## Given request
Copy each line of the data below with the word "this".

--

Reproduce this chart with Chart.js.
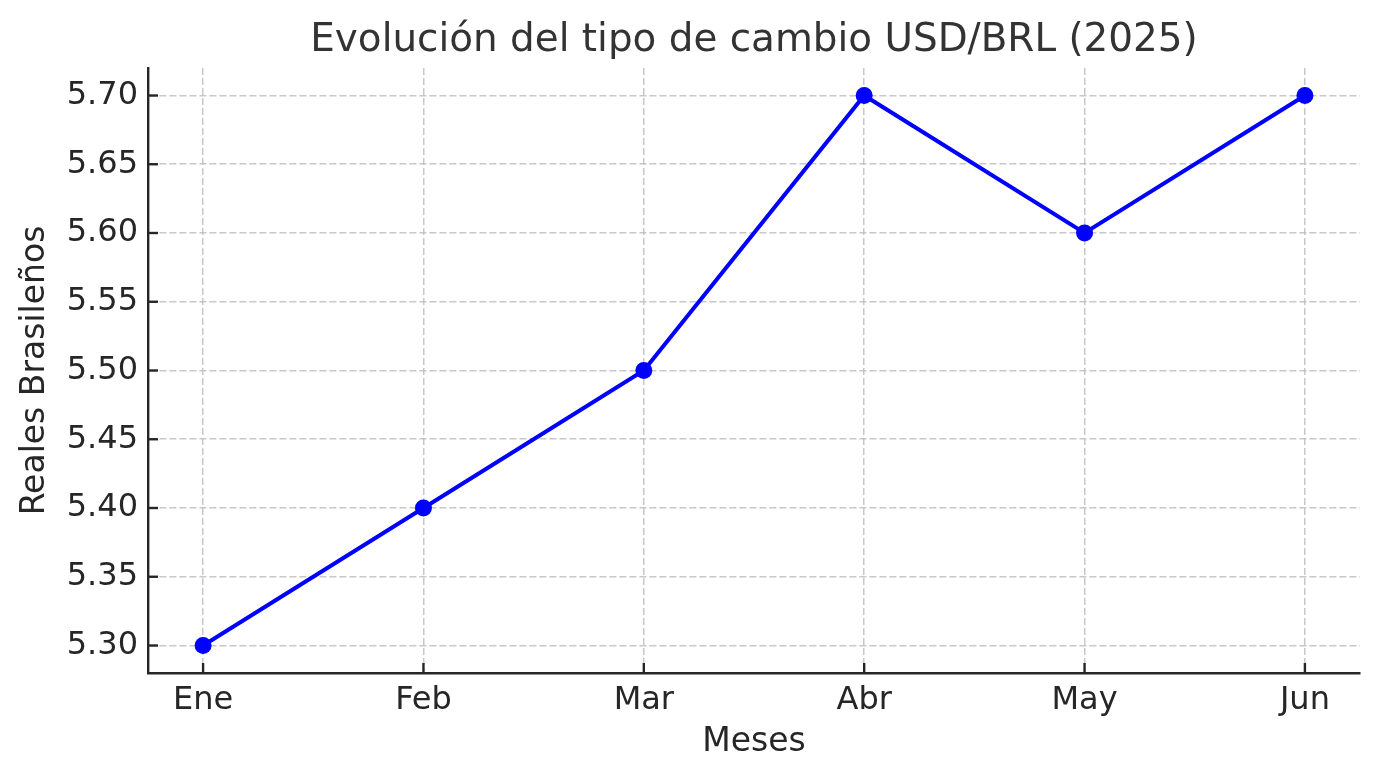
<!DOCTYPE html>
<html>
<head>
<meta charset="utf-8">
<script src="https://cdn.jsdelivr.net/npm/chart.js@4"></script>
<style>
html,body{margin:0;padding:0;background:#fff;}
#wrap{width:1380px;height:780px;position:relative;}
</style>
</head>
<body>
<div id="wrap"><canvas id="c"></canvas></div>
<script>
const months = ["Ene", "Feb", "Mar", "Abr", "May", "Jun"];
const rates = [5.30, 5.40, 5.50, 5.70, 5.60, 5.70];
const yTicks = [5.30, 5.35, 5.40, 5.45, 5.50, 5.55, 5.60, 5.65, 5.70];
const titleText = 'Evolución del tipo de cambio USD/BRL (2025)';

const FONT = "'DejaVu Sans', sans-serif";
const TXT = '#262626';
const points = months.map((m, i) => ({x: i, y: rates[i]}));

const innerTicks = {
  id: 'innerTicks',
  afterDraw(chart) {
    const ctx = chart.ctx;
    const xs = chart.scales.x, ys = chart.scales.y;
    const a = chart.chartArea;
    ctx.save();
    ctx.strokeStyle = TXT;
    ctx.lineWidth = 2.4;
    xs.ticks.forEach(t => {
      const px = xs.getPixelForValue(t.value);
      ctx.beginPath(); ctx.moveTo(px, a.bottom); ctx.lineTo(px, a.bottom - 10); ctx.stroke();
    });
    ys.ticks.forEach(t => {
      const py = ys.getPixelForValue(t.value);
      ctx.beginPath(); ctx.moveTo(a.left, py); ctx.lineTo(a.left + 10, py); ctx.stroke();
    });
    // title centred over the plot area
    ctx.fillStyle = '#333333';
    ctx.font = "38.9px 'DejaVu Sans', sans-serif";
    ctx.textAlign = 'center';
    ctx.textBaseline = 'middle';
    ctx.fillText(titleText, (a.left + a.right) / 2, 41);
    ctx.restore();
  }
};

new Chart(document.getElementById('c'), {
  type: 'line',
  data: {
    datasets: [{
      data: points,
      borderColor: '#0000ff',
      backgroundColor: '#0000ff',
      borderWidth: 4,
      pointRadius: 8.5,
      pointHoverRadius: 8.5,
      pointBorderWidth: 0,
      tension: 0,
      fill: false
    }]
  },
  options: {
    responsive: true,
    maintainAspectRatio: false,
    devicePixelRatio: 1,
    animation: false,
    events: [],
    layout: {padding: {left: 0, right: 20, top: 68, bottom: 0}},
    plugins: {
      legend: {display: false},
      tooltip: {enabled: false},
      title: {display: false}
    },
    scales: {
      x: {
        type: 'linear',
        min: -0.25,
        max: 5.25,
        afterFit(s) { s.height = 107; },
        ticks: {
          stepSize: 1,
          includeBounds: false,
          autoSkip: false,
          maxRotation: 0,
          padding: 8,
          color: TXT,
          font: {family: FONT, size: 32},
          callback: (v) => months[v] !== undefined ? months[v] : ''
        },
        grid: {
          drawTicks: false,
          color: 'rgba(190,190,190,0.85)',
          lineWidth: 1.5
        },
        border: {display: true, color: TXT, width: 2.4, dash: [7, 3]},
        title: {
          display: true,
          text: 'Meses',
          color: TXT,
          font: {family: FONT, size: 33, lineHeight: 1.2},
          padding: {top: 0, bottom: 18}
        }
      },
      y: {
        type: 'linear',
        min: 5.28,
        max: 5.72,
        afterFit(s) { s.width = 148; },
        afterBuildTicks(s) { s.ticks = yTicks.map(v => ({value: v})); },
        ticks: {
          stepSize: 0.05,
          includeBounds: false,
          padding: 10,
          color: TXT,
          font: {family: FONT, size: 32},
          callback: (v) => Number(v).toFixed(2)
        },
        grid: {
          drawTicks: false,
          color: 'rgba(190,190,190,0.85)',
          lineWidth: 1.5
        },
        border: {display: true, color: TXT, width: 2.4, dash: [7, 3]},
        title: {
          display: true,
          text: 'Reales Brasileños',
          color: TXT,
          font: {family: FONT, size: 33, lineHeight: 1.2},
          padding: {top: 16, bottom: 0}
        }
      }
    }
  },
  plugins: [innerTicks]
});
</script>
</body>
</html>
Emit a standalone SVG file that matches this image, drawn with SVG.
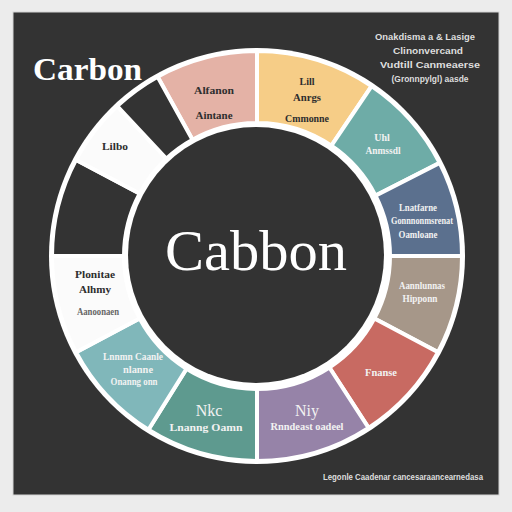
<svg xmlns="http://www.w3.org/2000/svg" width="512" height="512" viewBox="0 0 512 512">
<style>
.seg{stroke:#ffffff;stroke-width:4;stroke-linejoin:miter}
.lbl{font-family:"Liberation Serif","DejaVu Serif",serif;font-weight:bold;font-size:10px;text-anchor:middle}
.dk{fill:#2e2e2e}
.lt{fill:#f2f2f2}
.big{font-size:16px;font-weight:normal}
.note{font-family:"Liberation Sans","DejaVu Sans",sans-serif;font-size:9px;fill:#dedede;text-anchor:middle;font-weight:bold}
</style>
<rect width="512" height="512" fill="#ececec"/>
<rect x="13" y="12" width="486" height="483" fill="#333333" stroke="#d4d4d4" stroke-width="1"/>
<text x="33" y="80" font-family="Liberation Serif, DejaVu Serif, serif" font-weight="bold" font-size="32" fill="#ffffff" textLength="109" lengthAdjust="spacingAndGlyphs">Carbon</text>
<g id="notes">
<text class="note" x="425" y="40" textLength="100" lengthAdjust="spacingAndGlyphs">Onakdisma a &amp; Lasige</text>
<text class="note" x="428" y="54" textLength="70" lengthAdjust="spacingAndGlyphs">Clinonvercand</text>
<text class="note" x="430" y="68" textLength="100" lengthAdjust="spacingAndGlyphs">Vudtill Canmeaerse</text>
<text class="note" x="430" y="82" textLength="77" lengthAdjust="spacingAndGlyphs">(Gronnpylgl) aasde</text>
<text class="note" x="403" y="480" textLength="160" lengthAdjust="spacingAndGlyphs">Legonle Caadenar cancesaraancearnedasa</text>
</g>
<circle cx="257" cy="256" r="208" fill="#ffffff"/>
<g id="connectors"></g>
<g id="seg-pink">
<path class="seg" fill="#e4b2a6" d="M157.6,76.7 A205,205 0 0 1 257,51 L257,123 A133,133 0 0 0 192.5,139.7 Z"/>
<text class="lbl dk" x="214" y="94" textLength="40" lengthAdjust="spacingAndGlyphs">Alfanon</text>
<text class="lbl dk" x="214" y="119" textLength="37" lengthAdjust="spacingAndGlyphs">Aintane</text>
</g>
<g id="seg-yellow">
<path class="seg" fill="#f6cd87" d="M257,51 A205,205 0 0 1 371.6,86.1 L331.4,145.7 A133,133 0 0 0 257,123 Z"/>
<text class="lbl dk" x="307" y="85">Lill</text>
<text class="lbl dk" x="307" y="101" textLength="28" lengthAdjust="spacingAndGlyphs">Anrgs</text>
<text class="lbl dk" x="307" y="122" textLength="44" lengthAdjust="spacingAndGlyphs">Cmmonne</text>
</g>
<g id="seg-teal">
<path class="seg" fill="#6eaca7" d="M371.6,86.1 A205,205 0 0 1 439.7,162.9 L375.5,195.6 A133,133 0 0 0 331.4,145.7 Z"/>
<text class="lbl lt" x="382" y="141">Uhl</text>
<text class="lbl lt" x="383" y="154" textLength="35" lengthAdjust="spacingAndGlyphs">Anmssdl</text>
</g>
<g id="seg-blue">
<path class="seg" fill="#5b708e" d="M439.7,162.9 A205,205 0 0 1 462,256 L390,256 A133,133 0 0 0 375.5,195.6 Z"/>
<text class="lbl lt" x="418" y="211" textLength="38" lengthAdjust="spacingAndGlyphs">Lnatfarne</text>
<text class="lbl lt" x="422" y="224" textLength="62" lengthAdjust="spacingAndGlyphs">Gonnnonmsrenat</text>
<text class="lbl lt" x="418" y="238" textLength="39" lengthAdjust="spacingAndGlyphs">Oamloane</text>
</g>
<g id="seg-tan">
<path class="seg" fill="#a69789" d="M462,256 A205,205 0 0 1 438,352.2 L374.4,318.4 A133,133 0 0 0 390,256 Z"/>
<text class="lbl lt" x="422" y="289" textLength="46" lengthAdjust="spacingAndGlyphs">Aannlunnas</text>
<text class="lbl lt" x="420" y="302" textLength="35" lengthAdjust="spacingAndGlyphs">Hipponn</text>
</g>
<g id="seg-red">
<path class="seg" fill="#c86a62" d="M438,352.2 A205,205 0 0 1 368.6,427.9 L329.4,367.5 A133,133 0 0 0 374.4,318.4 Z"/>
<text class="lbl lt" x="381" y="376" textLength="32" lengthAdjust="spacingAndGlyphs">Fnanse</text>
</g>
<g id="seg-purple">
<path class="seg" fill="#9683a8" d="M368.6,427.9 A205,205 0 0 1 257,461 L257,389 A133,133 0 0 0 329.4,367.5 Z"/>
<text class="lbl lt big" x="307" y="416">Niy</text>
<text class="lbl lt" x="307" y="430" textLength="73" lengthAdjust="spacingAndGlyphs">Rnndeast oadeel</text>
</g>
<g id="seg-green">
<path class="seg" fill="#5e9a8f" d="M257,461 A205,205 0 0 1 148.4,429.8 L186.5,368.8 A133,133 0 0 0 257,389 Z"/>
<text class="lbl lt big" x="209" y="416">Nkc</text>
<text class="lbl lt" x="206" y="431" textLength="73" lengthAdjust="spacingAndGlyphs">Lnanng Oamn</text>
</g>
<g id="seg-lightteal">
<path class="seg" fill="#80b7ba" d="M148.4,429.8 A205,205 0 0 1 76,352.2 L139.6,318.4 A133,133 0 0 0 186.5,368.8 Z"/>
<text class="lbl lt" x="133" y="360" textLength="60" lengthAdjust="spacingAndGlyphs">Lnnmn Caanle</text>
<text class="lbl lt" x="138" y="373" textLength="30" lengthAdjust="spacingAndGlyphs">nlanne</text>
<text class="lbl lt" x="134" y="385" textLength="47" lengthAdjust="spacingAndGlyphs">Onanng onn</text>
</g>
<g id="seg-white-low">
<path class="seg" fill="#fbfbfb" d="M76,352.2 A205,205 0 0 1 52,256 L124,256 A133,133 0 0 0 139.6,318.4 Z"/>
<text class="lbl dk" x="95" y="278" textLength="40" lengthAdjust="spacingAndGlyphs">Plonitae</text>
<text class="lbl dk" x="95" y="293" textLength="32" lengthAdjust="spacingAndGlyphs">Alhmy</text>
<text class="lbl" x="98" y="315" fill="#666" font-size="8px" textLength="42" lengthAdjust="spacingAndGlyphs">Aanoonaen</text>
</g>
<g id="seg-dark-left">
<path class="seg" fill="#333333" d="M52,256 A205,205 0 0 1 76,159.8 L139.6,193.6 A133,133 0 0 0 124,256 Z"/>
</g>
<g id="seg-white-up">
<path class="seg" fill="#fbfbfb" d="M76,159.8 A205,205 0 0 1 117.2,106.1 L166.3,158.7 A133,133 0 0 0 139.6,193.6 Z"/>
<text class="lbl dk" x="115" y="150" textLength="26" lengthAdjust="spacingAndGlyphs">Lilbo</text>
</g>
<g id="seg-dark-up">
<path class="seg" fill="#333333" d="M117.2,106.1 A205,205 0 0 1 157.6,76.7 L192.5,139.7 A133,133 0 0 0 166.3,158.7 Z"/>
</g>
<g id="center">
<circle cx="256" cy="255" r="128" fill="#333333"/>
<text x="256" y="270" font-family="Liberation Serif, DejaVu Serif, serif" font-size="56" fill="#ffffff" text-anchor="middle" textLength="182" lengthAdjust="spacingAndGlyphs">Cabbon</text>
</g>
</svg>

--

## Full answer
Reproduce this chart with Chart.js.
Emit a standalone SVG file that matches this image, drawn with SVG.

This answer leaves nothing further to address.